The ftrace solution is documented here:

 https://lists.nongnu.org/archive/html/qemu-devel/2016-03/msg00887.html

This traces the guest and host kernels. It supports merging the guest
and host traces. It's extremely low latency and has helped us to
find several spikes for real-time KVM (we're talking a few to
a dozen microseconds at most).

Now, our stack actually is:

 - Guest app
 - Guest kernel
 - Host kernel
 - QEMU

QEMU already has its own tracing (which I don't know how it works).
If I had to trace the guest app, I'd certainly start off by using
LTTng.

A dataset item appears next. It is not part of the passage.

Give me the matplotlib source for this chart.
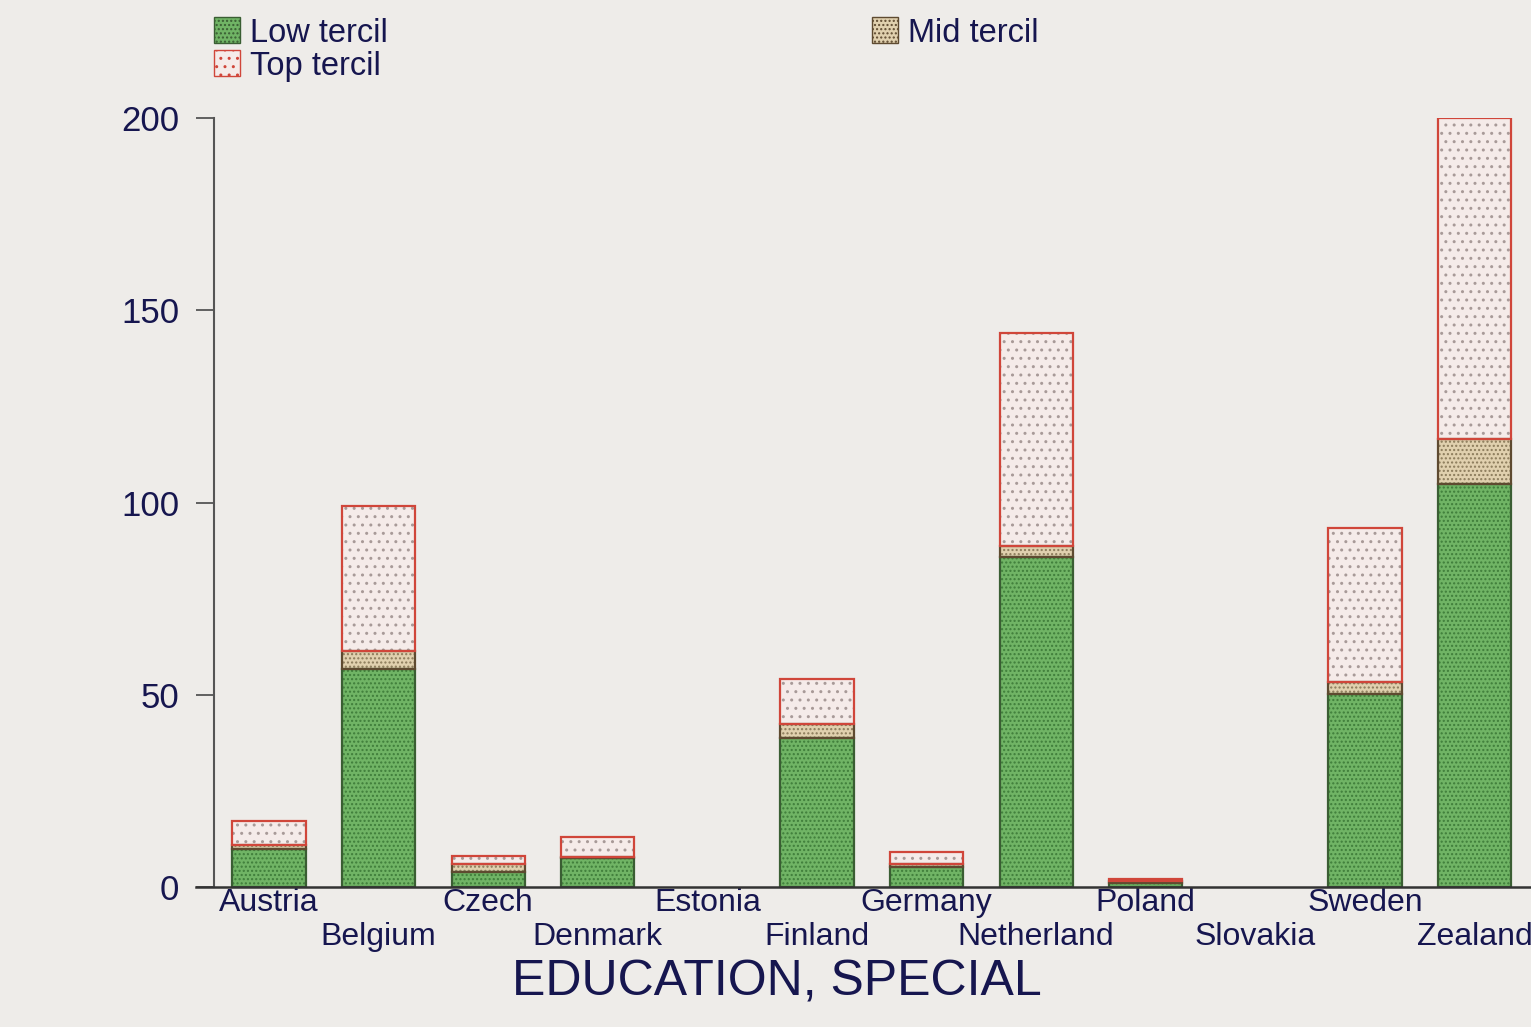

Although, we'd have to write a tool to merge and orchestrate
(wooo, cloud buzzword!) all those traces (if that's what one wants).

> It would be nice if there was a documented host/guest tracing approach
> that didn't involve much manual setup and handled most use cases.

I'd volunteer to do it, although it will take me weeks to do it.